After a lengthy soft launch process, the new Ténéré 700 is here, unveiled at EICMA and ready to take on the new KTM 790 Adventure R for middleweight adventure riding superiority.

Using the compact 689cc parallel twin platform that made the MT-07 such a successful middleweight machine, the new Ténéré 700 will make 72 horsepwer and 68 Nm (50 lb-ft) in a package that will weigh 205 kg (450 lb) in its European configuration, wet and full of 16 liters (4.2 gal) of fuel.

That weight should compare favorably with the KTMs, which weigh 189 kg (416 lb) dry – so you can probably assume they'll be significantly heavier than the Ténérés once you fill up the fuel, and add oil and coolant. The Ténéré looks a little narrower and more compact than the 790 Adventures, too.

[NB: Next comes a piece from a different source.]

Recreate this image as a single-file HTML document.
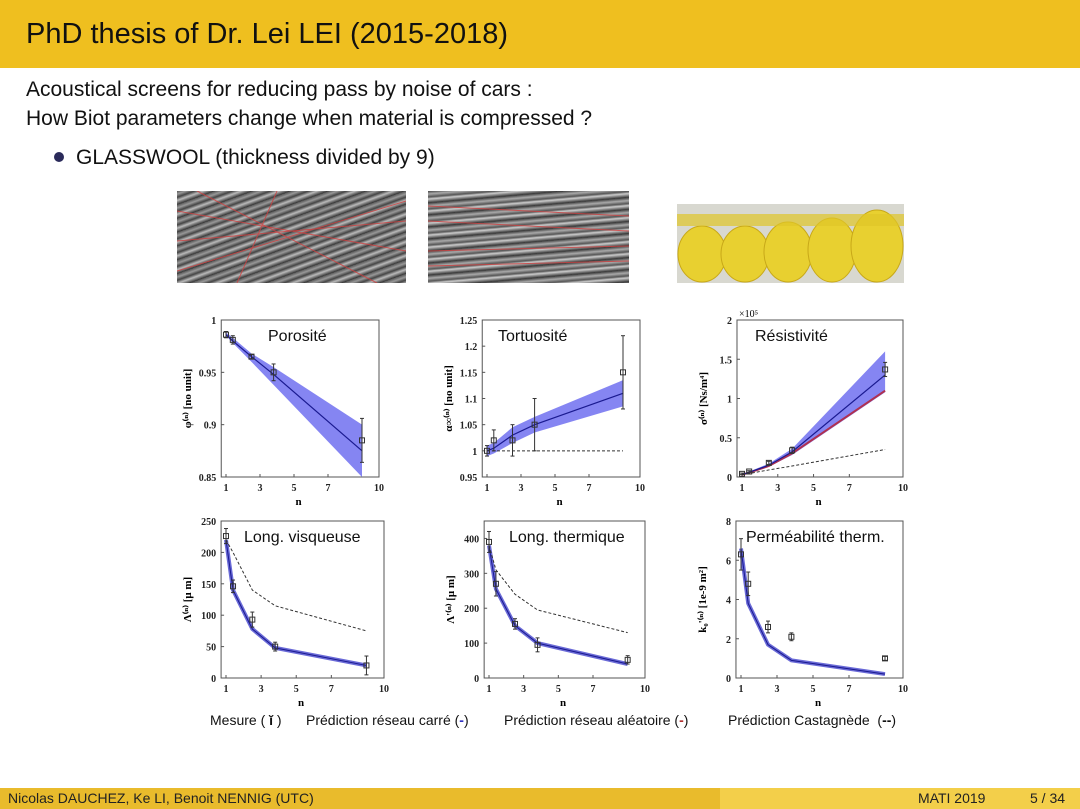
<!DOCTYPE html>
<html><head><meta charset="utf-8">
<style>
body{margin:0;width:1080px;height:809px;overflow:hidden;background:#fff;font-family:"Liberation Sans",sans-serif;position:relative}
.hdr{position:absolute;left:0;top:0;width:1080px;height:68px;background:#efbf1f}
.hdr h1{position:absolute;left:26px;top:18px;margin:0;font-weight:normal;font-size:29px;color:#111}
.txt{position:absolute;left:26px;font-size:21px;color:#111}
.ftr{position:absolute;left:0;top:788px;width:1080px;height:21px;background:linear-gradient(90deg,#e9bb2c 0,#e9bb2c 720px,#f3cf4a 720px)}
.ftr span{position:absolute;top:2px;font-size:14px;color:#222}
.photo{position:absolute;overflow:hidden}
</style></head><body>
<div class="hdr"><h1>PhD thesis of Dr. Lei LEI (2015-2018)</h1></div>
<div class="txt" style="top:78px">Acoustical screens for reducing pass by noise of cars :</div>
<div class="txt" style="top:107px">How Biot parameters change when material is compressed ?</div>
<div class="txt" style="top:146px;left:54px"><span style="display:inline-block;width:10px;height:10px;border-radius:50%;background:#2a2a5a;margin-right:12px;vertical-align:2px"></span>GLASSWOOL (thickness divided by 9)</div>

<div class="photo" style="left:177px;top:191px;width:229px;height:92px;background:repeating-linear-gradient(160deg,#555 0,#999 3px,#444 6px,#bbb 9px,#333 13px)">
<svg width="229" height="92"><g stroke="#d04040" stroke-width="1" opacity=".8"><line x1="0" y1="20" x2="229" y2="60"/><line x1="0" y1="50" x2="229" y2="30"/><line x1="20" y1="0" x2="200" y2="92"/><line x1="0" y1="80" x2="229" y2="10"/><line x1="100" y1="0" x2="60" y2="92"/></g></svg></div>
<div class="photo" style="left:428px;top:191px;width:201px;height:92px;background:repeating-linear-gradient(175deg,#444 0,#aaa 3px,#555 6px,#ccc 8px,#333 12px)">
<svg width="201" height="92"><g stroke="#d04040" stroke-width="1" opacity=".8"><line x1="0" y1="30" x2="201" y2="40"/><line x1="0" y1="60" x2="201" y2="55"/><line x1="0" y1="75" x2="201" y2="70"/><line x1="0" y1="15" x2="201" y2="25"/></g></svg></div>
<div class="photo" style="left:677px;top:204px;width:227px;height:79px;background:#d8d8d0">
<svg width="227" height="79"><g fill="#e8d030" stroke="#c8a818"><ellipse cx="25" cy="50" rx="24" ry="28"/><ellipse cx="68" cy="50" rx="24" ry="28"/><ellipse cx="111" cy="48" rx="24" ry="30"/><ellipse cx="155" cy="46" rx="24" ry="32"/><ellipse cx="200" cy="42" rx="26" ry="36"/></g><rect x="0" y="10" width="227" height="12" fill="#e0c628" opacity=".7"/></svg></div>

<svg id="ch" width="1080" height="809" style="position:absolute;left:0;top:0"></svg>

<div style="position:absolute;top:712px;left:0;width:1080px;font-size:14px;color:#111">
<span style="position:absolute;left:210px">Mesure ( <b>ĭ</b> )</span>
<span style="position:absolute;left:306px">Prédiction réseau carré (<b style="color:#3030c0">-</b>)</span>
<span style="position:absolute;left:504px">Prédiction réseau aléatoire (<b style="color:#b03030">-</b>)</span>
<span style="position:absolute;left:728px">Prédiction Castagnède &nbsp;(<b>--</b>)</span>
</div>

<div class="ftr">
<span style="left:8px">Nicolas DAUCHEZ, Ke LI, Benoit NENNIG (UTC)</span>
<span style="left:918px">MATI 2019</span>
<span style="left:1030px">5 / 34</span>
</div>

<script>
const nVals=[1,1.4,2.5,3.8,9];
const poroMeas=[0.986,0.981,0.965,0.950,0.885];
const poroErr=[0.003,0.004,0.002,0.008,0.021];
const poroLine=[0.986,0.980,0.965,0.948,0.875];
const poroLo=[0.985,0.978,0.960,0.938,0.850];
const poroHi=[0.988,0.983,0.968,0.955,0.900];
const tortMeas=[1.0,1.02,1.02,1.05,1.15];
const tortErr=[0.01,0.02,0.03,0.05,0.07];
const tortLine=[1.0,1.005,1.03,1.05,1.11];
const tortLo=[0.99,0.995,1.015,1.035,1.085];
const tortHi=[1.01,1.015,1.045,1.065,1.135];
const tortDash=[1,1,1,1,1];
const resMeas=[0.04,0.07,0.18,0.34,1.37];
const resErr=[0.01,0.01,0.02,0.04,0.09];
const resLine=[0.03,0.06,0.15,0.32,1.30];
const resLo=[0.03,0.05,0.13,0.28,1.08];
const resHi=[0.04,0.07,0.17,0.36,1.60];
const resRed=[0.03,0.055,0.14,0.30,1.10];
const resDash=[0.03,0.045,0.09,0.14,0.35];
const visMeas=[226,146,93,50,20];
const visErr=[12,10,12,7,15];
const visLine=[220,140,78,48,20];
const visDash=[220,200,140,115,75];
const thMeas=[390,270,155,95,52];
const thErr=[30,35,15,20,12];
const thLine=[380,255,150,100,40];
const thDash=[380,310,240,195,130];
const pmMeas=[6.3,4.8,2.6,2.1,1.0];
const pmErr=[0.8,0.6,0.3,0.2,0.1];
const pmLine=[6.6,3.8,1.7,0.9,0.2];
const xTicks=[1,3,5,7,10];
const poroTicks=[0.85,0.9,0.95,1];
const tortTicks=[0.95,1,1.05,1.1,1.15,1.2,1.25];
const resTicks=[0,0.5,1,1.5,2];
const visTicks=[0,50,100,150,200,250];
const thTicks=[0,100,200,300,400];
const pmTicks=[0,2,4,6,8];

const svg=document.getElementById('ch');
const NS='http://www.w3.org/2000/svg';
function mk(tag,attrs,parent){const e=document.createElementNS(NS,tag);for(const k in attrs)e.setAttribute(k,attrs[k]);(parent||svg).appendChild(e);return e;}
function chart(c){
  const x=v=>c.x1+(v-1)*(c.x10-c.x1)/9;
  const y=v=>c.yb-(v-c.ymin)*(c.yb-c.yt)/(c.ymax-c.ymin);
  const g=mk('g',{});
  
  
  const L=x(0.72),R=x(10);
  const box=mk('rect',{x:L,y:c.yt,width:R-L,height:c.yb-c.yt,fill:'#fff',stroke:'#555','stroke-width':1},g);
  
  
  xTicks.forEach(t=>{mk('line',{x1:x(t),x2:x(t),y1:c.yb,y2:c.yb-3,stroke:'#555'},g);
    const tx=mk('text',{x:x(t),y:c.yb+14,'text-anchor':'middle','font-size':10,'font-family':'Liberation Serif','font-weight':'bold',fill:'#222'},g);tx.textContent=t;
    });
  c.ticks.forEach(t=>{mk('line',{x1:L,x2:L+3,y1:y(t),y2:y(t),stroke:'#555'},g);
    const tx=mk('text',{x:L-5,y:y(t)+4,'text-anchor':'end','font-size':10,'font-family':'Liberation Serif','font-weight':'bold',fill:'#222'},g);tx.textContent=t;
    });
  const xl=mk('text',{x:(x(1)+x(10))/2-4,y:c.yb+28,'text-anchor':'middle','font-size':11,'font-family':'Liberation Serif','font-weight':'bold'},g);xl.textContent='n';
  
  const yl=mk('text',{transform:`translate(${L-30},${(c.yt+c.yb)/2}) rotate(-90)`,'text-anchor':'middle','font-size':11,'font-family':'Liberation Serif','font-weight':'bold'},g);yl.textContent=c.ylab;
  
  const tt=mk('text',{x:c.tx,y:c.yt+21,'font-size':16,fill:'#111'},g);tt.textContent=c.title;
  
  const pts=a=>a.map((v,i)=>x(nVals[i])+','+y(v)).join(' ');
  if(c.hi){const band=mk('polygon',{points:pts(c.hi)+' '+c.lo.map((v,i)=>x(nVals[i])+','+y(v)).reverse().join(' '),fill:'#7070f0',opacity:0.85},g);
    }
  if(c.red){const r=mk('polyline',{points:pts(c.red),fill:'none',stroke:'#b03050','stroke-width':2},g);
    }
  const ln=mk('polyline',{points:pts(c.line),fill:'none',stroke:c.hi?'#1a1a90':'#5050d0','stroke-width':c.hi?1.2:4,opacity:c.hi?1:0.85},g);
  
  if(!c.hi){const l2=mk('polyline',{points:pts(c.line),fill:'none',stroke:'#1a1a90','stroke-width':1},g);
    }
  if(c.dash){const d=mk('polyline',{points:pts(c.dash),fill:'none',stroke:'#333','stroke-width':1,'stroke-dasharray':'3,2'},g);
    }
  c.meas.forEach((v,i)=>{const cx=x(nVals[i]);
    const eb=mk('line',{x1:cx,x2:cx,y1:y(v-c.err[i]),y2:y(v+c.err[i]),stroke:'#333'},g);
    
    mk('line',{x1:cx-2,x2:cx+2,y1:y(v-c.err[i]),y2:y(v-c.err[i]),stroke:'#333'},g);
    mk('line',{x1:cx-2,x2:cx+2,y1:y(v+c.err[i]),y2:y(v+c.err[i]),stroke:'#333'},g);
    const m=mk('rect',{x:cx-2.5,y:y(v)-2.5,width:5,height:5,fill:'none',stroke:'#333'},g);
    });
  if(c.extra)c.extra(g,L);
}
chart({name:'porosity-chart',x1:226,x10:379,yt:320,yb:477,ymin:0.85,ymax:1,ticks:poroTicks,ylab:'φ⁽ⁿ⁾ [no unit]',title:'Porosité',tx:268,meas:poroMeas,err:poroErr,line:poroLine,lo:poroLo,hi:poroHi});
chart({name:'tortuosity-chart',x1:487,x10:640,yt:320,yb:477,ymin:0.95,ymax:1.25,ticks:tortTicks,ylab:'α∞⁽ⁿ⁾ [no unit]',title:'Tortuosité',tx:498,meas:tortMeas,err:tortErr,line:tortLine,lo:tortLo,hi:tortHi,dash:tortDash});
chart({name:'resistivity-chart',x1:742,x10:903,yt:320,yb:477,ymin:0,ymax:2,ticks:resTicks,ylab:'σ⁽ⁿ⁾ [Ns/m⁴]',title:'Résistivité',tx:755,meas:resMeas,err:resErr,line:resLine,lo:resLo,hi:resHi,red:resRed,dash:resDash,
 extra:(g,L)=>{const t=mk('text',{x:L+2,y:317,'font-size':10,'font-family':'Liberation Serif'},g);t.textContent='×10⁵';}});
chart({name:'viscous-length-chart',x1:226,x10:384,yt:521,yb:678,ymin:0,ymax:250,ticks:visTicks,ylab:'Λ⁽ⁿ⁾ [μ m]',title:'Long. visqueuse',tx:244,meas:visMeas,err:visErr,line:visLine,dash:visDash});
chart({name:'thermal-length-chart',x1:489,x10:645,yt:521,yb:678,ymin:0,ymax:450,ticks:thTicks,ylab:"Λ'⁽ⁿ⁾ [μ m]",title:'Long. thermique',tx:509,meas:thMeas,err:thErr,line:thLine,dash:thDash});
chart({name:'thermal-permeability-chart',x1:741,x10:903,yt:521,yb:678,ymin:0,ymax:8,ticks:pmTicks,ylab:"k₀'⁽ⁿ⁾ [1e-9 m²]",title:'Perméabilité therm.',tx:746,meas:pmMeas,err:pmErr,line:pmLine});
</script>
</body></html>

Yamaha Ténéré 700: 21/18-inch spoked wheels
Yamaha

Continuing to put the Ténéré side by side with the KTM, suspension tells an interesting tale. Where the KTM 790 Adventure R offers 240 mm of suspension travel at either end, the Yamaha goes for a "rally specification" setup with 210 mm of travel in the forks, and just 200 mm in the shock. KTM gets the jump here, likely due to its ownership of WP suspension.

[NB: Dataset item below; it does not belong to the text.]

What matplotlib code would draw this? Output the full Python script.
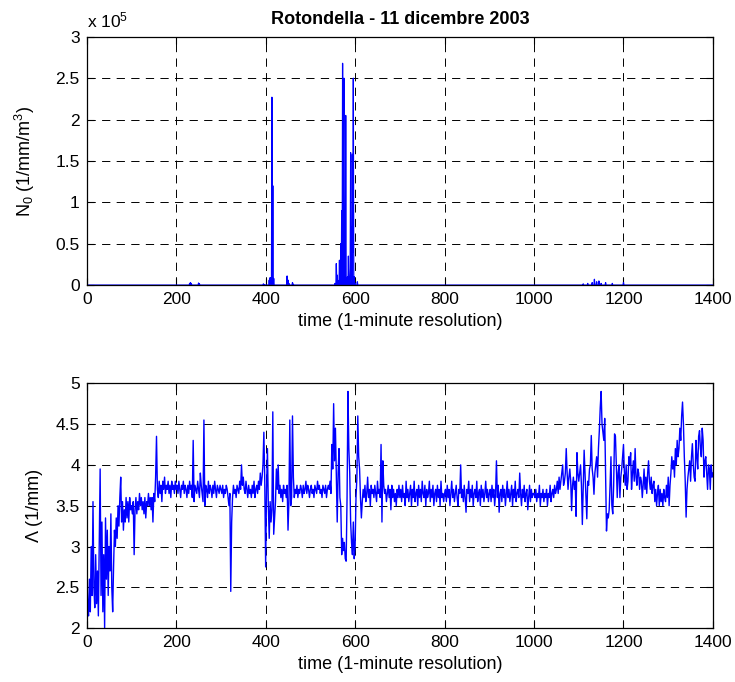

The wheels, on the other hand, are much of a muchness: 21-in at the front, 18-in at the rear, spoked and shod with decent semi-knobbies. The front brakes use dual 282 mm discs, and the ABS is switchable. That 16-liter tank is said to give you a decent 350 km (~220 mi) range, which is great, but the KTMs hold more and go significantly further.

Yamaha Ténéré 700: yeeeeeha!
Yamaha

When it comes to looks, the Ténéré takes all the cred. Its four LED headlights behind a flattish thin screen look every bit the part of a Dakar machine, and indeed even the LCD dash is cheekily shaped to look a bit like the kind of GPS maps the Dakar guys use. It's a great looking bike – and a shout out to team Yamaha for killing it with the photos on this one, they look amazing – as does the promo video at the bottom of the page here.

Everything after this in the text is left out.